**Direction:** Please output every line of the material as it stands, without the pictures.

**Given material:**
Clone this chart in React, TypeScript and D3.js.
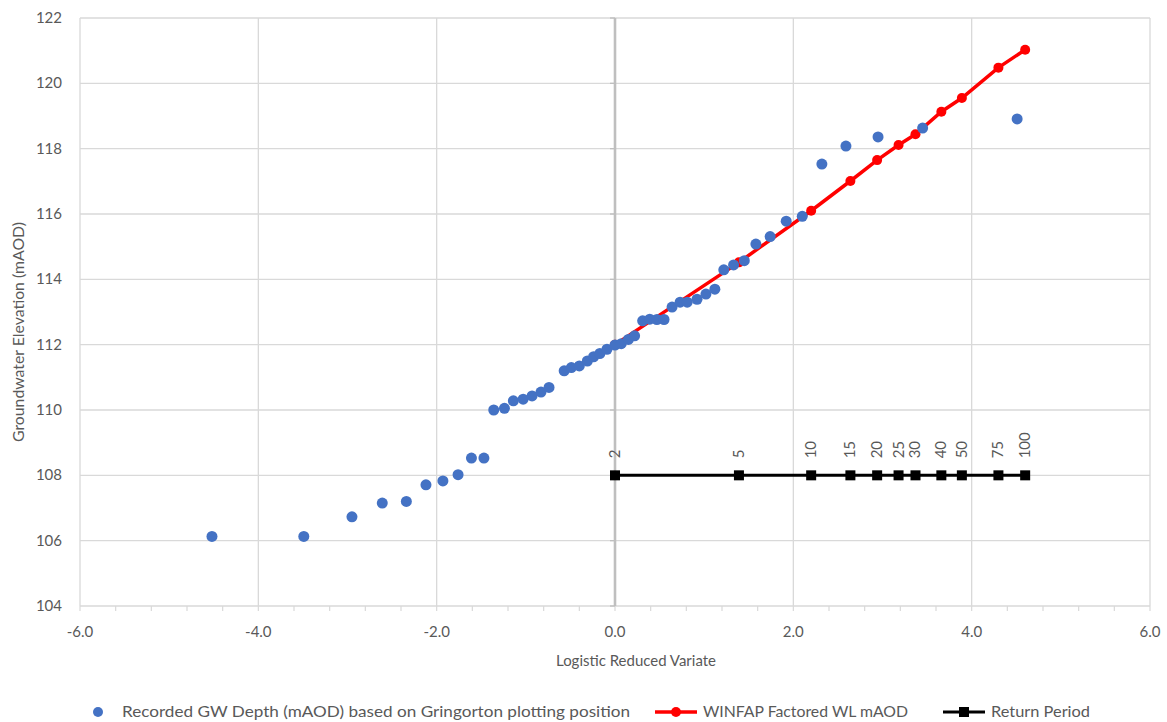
import React from "react";
import * as d3 from "d3";

const gringortonX = [-4.52, -3.49, -2.95, -2.61, -2.34, -2.12, -1.93, -1.76, -1.61, -1.47, -1.36, -1.24, -1.14, -1.03, -0.93, -0.83, -0.74, -0.57, -0.49, -0.40, -0.31, -0.24, -0.17, -0.09, 0.0, 0.07, 0.15, 0.22, 0.31, 0.39, 0.47, 0.55, 0.64, 0.73, 0.81, 0.92, 1.02, 1.12, 1.22, 1.33, 1.45, 1.58, 1.74, 1.92, 2.10, 2.32, 2.59, 2.95, 3.45, 4.51];
const gringortonY = [106.13, 106.13, 106.73, 107.15, 107.20, 107.71, 107.83, 108.02, 108.53, 108.53, 110.0, 110.05, 110.28, 110.33, 110.43, 110.55, 110.69, 111.20, 111.30, 111.35, 111.50, 111.63, 111.73, 111.86, 111.99, 112.03, 112.16, 112.27, 112.73, 112.78, 112.77, 112.77, 113.15, 113.30, 113.30, 113.39, 113.55, 113.70, 114.29, 114.44, 114.57, 115.08, 115.31, 115.78, 115.93, 117.53, 118.08, 118.36, 118.63, 118.91];

const returnPeriods = ["2", "5", "10", "15", "20", "25", "30", "40", "50", "75", "100"];
const returnPeriodX = [0.0, 1.39, 2.20, 2.64, 2.94, 3.18, 3.37, 3.66, 3.89, 4.30, 4.60];
const winfapY = [112.0, 114.52, 116.1, 117.01, 117.65, 118.11, 118.44, 119.13, 119.55, 120.48, 121.03];
const returnPeriodY = [108, 108, 108, 108, 108, 108, 108, 108, 108, 108, 108];

const xTicks = [-6, -4, -2, 0, 2, 4, 6];
const yTicks = [104, 106, 108, 110, 112, 114, 116, 118, 120, 122];

const W = 1167;
const H = 722;
const M = { left: 80, right: 1150, top: 18, bottom: 606 };
const FONT = "Lato, 'Open Sans', sans-serif";
const TXT = "#595959";
const GRID = "#d9d9d9";

export default function App() {
  const x = d3.scaleLinear().domain([-6, 6]).range([M.left, M.right]);
  const y = d3.scaleLinear().domain([104, 122]).range([M.bottom, M.top]);
  const minorTicks = d3.range(-6, 6.0001, 0.4);
  const lineGen = d3
    .line<number>()
    .x((_, i) => x(returnPeriodX[i]))
    .y((d) => y(d));

  return (
    <svg
      width={W}
      height={H}
      style={{ position: "absolute", left: 0, top: 0, background: "#fff" }}
      fontFamily={FONT}
    >
      {/* grid */}
      {yTicks.map((t) => (
        <line key={"gy" + t} x1={M.left} x2={M.right} y1={y(t)} y2={y(t)} stroke={GRID} strokeWidth={1.3} />
      ))}
      {xTicks.map((t) => (
        <line key={"gx" + t} x1={x(t)} x2={x(t)} y1={M.top} y2={M.bottom} stroke={GRID} strokeWidth={1.3} />
      ))}
      {/* minor ticks on x axis */}
      {minorTicks.map((t, i) => (
        <line key={"mt" + i} x1={x(t)} x2={x(t)} y1={M.bottom} y2={M.bottom + 5} stroke={GRID} strokeWidth={1.2} />
      ))}
      {/* vertical axis at x = 0 */}
      <line x1={x(0)} x2={x(0)} y1={M.top} y2={M.bottom} stroke="#bfbfbf" strokeWidth={2.6} />
      {yTicks.map((t) => (
        <line key={"vt" + t} x1={x(0) - 5} x2={x(0)} y1={y(t)} y2={y(t)} stroke="#bfbfbf" strokeWidth={1.3} />
      ))}
      {/* tick labels */}
      {xTicks.map((t) => (
        <text key={"xl" + t} x={x(t)} y={M.bottom + 31} textAnchor="middle" fontSize={15} fill={TXT}>
          {t.toFixed(1)}
        </text>
      ))}
      {yTicks.map((t) => (
        <text key={"yl" + t} x={62} y={y(t) + 5} textAnchor="end" fontSize={15} fill={TXT}>
          {t}
        </text>
      ))}
      {/* axis titles */}
      <text x={636} y={666} textAnchor="middle" fontSize={16} fill={TXT} textLength={160} lengthAdjust="spacingAndGlyphs">
        Logistic Reduced Variate
      </text>
      <text
        transform={`translate(24,332) rotate(-90)`}
        textAnchor="middle"
        fontSize={16}
        fill={TXT}
        textLength={220}
        lengthAdjust="spacingAndGlyphs"
      >
        Groundwater Elevation (mAOD)
      </text>

      {/* return period series */}
      <path d={lineGen(returnPeriodY) || ""} fill="none" stroke="#000" strokeWidth={3} />
      {returnPeriodY.map((v, i) => (
        <rect key={"rp" + i} x={x(returnPeriodX[i]) - 5} y={y(v) - 5} width={10} height={10} fill="#000" />
      ))}
      {returnPeriods.map((lab, i) => (
        <text
          key={"rpl" + i}
          transform={`translate(${x(returnPeriodX[i]) + 5},${y(returnPeriodY[i]) - 17}) rotate(-90)`}
          fontSize={15}
          fill={TXT}
        >
          {lab}
        </text>
      ))}

      {/* WINFAP series */}
      <path d={lineGen(winfapY) || ""} fill="none" stroke="#ff0000" strokeWidth={3.5} />
      {winfapY.map((v, i) => (
        <circle key={"wf" + i} cx={x(returnPeriodX[i])} cy={y(v)} r={5} fill="#ff0000" />
      ))}

      {/* recorded series */}
      {gringortonY.map((v, i) => (
        <circle key={"g" + i} cx={x(gringortonX[i])} cy={y(v)} r={5.5} fill="#4472c4" />
      ))}

      {/* legend */}
      <g fontSize={15} fill={TXT}>
        <circle cx={98} cy={712} r={5} fill="#4472c4" />
        <text x={122} y={717} textLength={508} lengthAdjust="spacingAndGlyphs">
          Recorded GW Depth (mAOD) based on Gringorton plotting position
        </text>
        <line x1={655} x2={697} y1={712} y2={712} stroke="#ff0000" strokeWidth={3.5} />
        <circle cx={676} cy={712} r={5} fill="#ff0000" />
        <text x={703} y={717} textLength={205} lengthAdjust="spacingAndGlyphs">
          WINFAP Factored WL mAOD
        </text>
        <line x1={943} x2={985} y1={712} y2={712} stroke="#000" strokeWidth={3} />
        <rect x={959} y={707} width={10} height={10} fill="#000" />
        <text x={991} y={717} textLength={99} lengthAdjust="spacingAndGlyphs">
          Return Period
        </text>
      </g>
    </svg>
  );
}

**Expected output:**
Clone this chart in React, TypeScript and D3.js.
import React from "react";
import * as d3 from "d3";

const gringortonX = [-4.52, -3.49, -2.95, -2.61, -2.34, -2.12, -1.93, -1.76, -1.61, -1.47, -1.36, -1.24, -1.14, -1.03, -0.93, -0.83, -0.74, -0.57, -0.49, -0.40, -0.31, -0.24, -0.17, -0.09, 0.0, 0.07, 0.15, 0.22, 0.31, 0.39, 0.47, 0.55, 0.64, 0.73, 0.81, 0.92, 1.02, 1.12, 1.22, 1.33, 1.45, 1.58, 1.74, 1.92, 2.10, 2.32, 2.59, 2.95, 3.45, 4.51];
const gringortonY = [106.13, 106.13, 106.73, 107.15, 107.20, 107.71, 107.83, 108.02, 108.53, 108.53, 110.0, 110.05, 110.28, 110.33, 110.43, 110.55, 110.69, 111.20, 111.30, 111.35, 111.50, 111.63, 111.73, 111.86, 111.99, 112.03, 112.16, 112.27, 112.73, 112.78, 112.77, 112.77, 113.15, 113.30, 113.30, 113.39, 113.55, 113.70, 114.29, 114.44, 114.57, 115.08, 115.31, 115.78, 115.93, 117.53, 118.08, 118.36, 118.63, 118.91];

const returnPeriods = ["2", "5", "10", "15", "20", "25", "30", "40", "50", "75", "100"];
const returnPeriodX = [0.0, 1.39, 2.20, 2.64, 2.94, 3.18, 3.37, 3.66, 3.89, 4.30, 4.60];
const winfapY = [112.0, 114.52, 116.1, 117.01, 117.65, 118.11, 118.44, 119.13, 119.55, 120.48, 121.03];
const returnPeriodY = [108, 108, 108, 108, 108, 108, 108, 108, 108, 108, 108];

const xTicks = [-6, -4, -2, 0, 2, 4, 6];
const yTicks = [104, 106, 108, 110, 112, 114, 116, 118, 120, 122];

const W = 1167;
const H = 722;
const M = { left: 80, right: 1150, top: 18, bottom: 606 };
const FONT = "Lato, 'Open Sans', sans-serif";
const TXT = "#595959";
const GRID = "#d9d9d9";

export default function App() {
  const x = d3.scaleLinear().domain([-6, 6]).range([M.left, M.right]);
  const y = d3.scaleLinear().domain([104, 122]).range([M.bottom, M.top]);
  const minorTicks = d3.range(-6, 6.0001, 0.4);
  const lineGen = d3
    .line<number>()
    .x((_, i) => x(returnPeriodX[i]))
    .y((d) => y(d));

  return (
    <svg
      width={W}
      height={H}
      style={{ position: "absolute", left: 0, top: 0, background: "#fff" }}
      fontFamily={FONT}
    >
      {/* grid */}
      {yTicks.map((t) => (
        <line key={"gy" + t} x1={M.left} x2={M.right} y1={y(t)} y2={y(t)} stroke={GRID} strokeWidth={1.3} />
      ))}
      {xTicks.map((t) => (
        <line key={"gx" + t} x1={x(t)} x2={x(t)} y1={M.top} y2={M.bottom} stroke={GRID} strokeWidth={1.3} />
      ))}
      {/* minor ticks on x axis */}
      {minorTicks.map((t, i) => (
        <line key={"mt" + i} x1={x(t)} x2={x(t)} y1={M.bottom} y2={M.bottom + 5} stroke={GRID} strokeWidth={1.2} />
      ))}
      {/* vertical axis at x = 0 */}
      <line x1={x(0)} x2={x(0)} y1={M.top} y2={M.bottom} stroke="#bfbfbf" strokeWidth={2.6} />
      {yTicks.map((t) => (
        <line key={"vt" + t} x1={x(0) - 5} x2={x(0)} y1={y(t)} y2={y(t)} stroke="#bfbfbf" strokeWidth={1.3} />
      ))}
      {/* tick labels */}
      {xTicks.map((t) => (
        <text key={"xl" + t} x={x(t)} y={M.bottom + 31} textAnchor="middle" fontSize={15} fill={TXT}>
          {t.toFixed(1)}
        </text>
      ))}
      {yTicks.map((t) => (
        <text key={"yl" + t} x={62} y={y(t) + 5} textAnchor="end" fontSize={15} fill={TXT}>
          {t}
        </text>
      ))}
      {/* axis titles */}
      <text x={636} y={666} textAnchor="middle" fontSize={16} fill={TXT} textLength={160} lengthAdjust="spacingAndGlyphs">
        Logistic Reduced Variate
      </text>
      <text
        transform={`translate(24,332) rotate(-90)`}
        textAnchor="middle"
        fontSize={16}
        fill={TXT}
        textLength={220}
        lengthAdjust="spacingAndGlyphs"
      >
        Groundwater Elevation (mAOD)
      </text>

      {/* return period series */}
      <path d={lineGen(returnPeriodY) || ""} fill="none" stroke="#000" strokeWidth={3} />
      {returnPeriodY.map((v, i) => (
        <rect key={"rp" + i} x={x(returnPeriodX[i]) - 5} y={y(v) - 5} width={10} height={10} fill="#000" />
      ))}
      {returnPeriods.map((lab, i) => (
        <text
          key={"rpl" + i}
          transform={`translate(${x(returnPeriodX[i]) + 5},${y(returnPeriodY[i]) - 17}) rotate(-90)`}
          fontSize={15}
          fill={TXT}
        >
          {lab}
        </text>
      ))}

      {/* WINFAP series */}
      <path d={lineGen(winfapY) || ""} fill="none" stroke="#ff0000" strokeWidth={3.5} />
      {winfapY.map((v, i) => (
        <circle key={"wf" + i} cx={x(returnPeriodX[i])} cy={y(v)} r={5} fill="#ff0000" />
      ))}

      {/* recorded series */}
      {gringortonY.map((v, i) => (
        <circle key={"g" + i} cx={x(gringortonX[i])} cy={y(v)} r={5.5} fill="#4472c4" />
      ))}

      {/* legend */}
      <g fontSize={15} fill={TXT}>
        <circle cx={98} cy={712} r={5} fill="#4472c4" />
        <text x={122} y={717} textLength={508} lengthAdjust="spacingAndGlyphs">
          Recorded GW Depth (mAOD) based on Gringorton plotting position
        </text>
        <line x1={655} x2={697} y1={712} y2={712} stroke="#ff0000" strokeWidth={3.5} />
        <circle cx={676} cy={712} r={5} fill="#ff0000" />
        <text x={703} y={717} textLength={205} lengthAdjust="spacingAndGlyphs">
          WINFAP Factored WL mAOD
        </text>
        <line x1={943} x2={985} y1={712} y2={712} stroke="#000" strokeWidth={3} />
        <rect x={959} y={707} width={10} height={10} fill="#000" />
        <text x={991} y={717} textLength={99} lengthAdjust="spacingAndGlyphs">
          Return Period
        </text>
      </g>
    </svg>
  );
}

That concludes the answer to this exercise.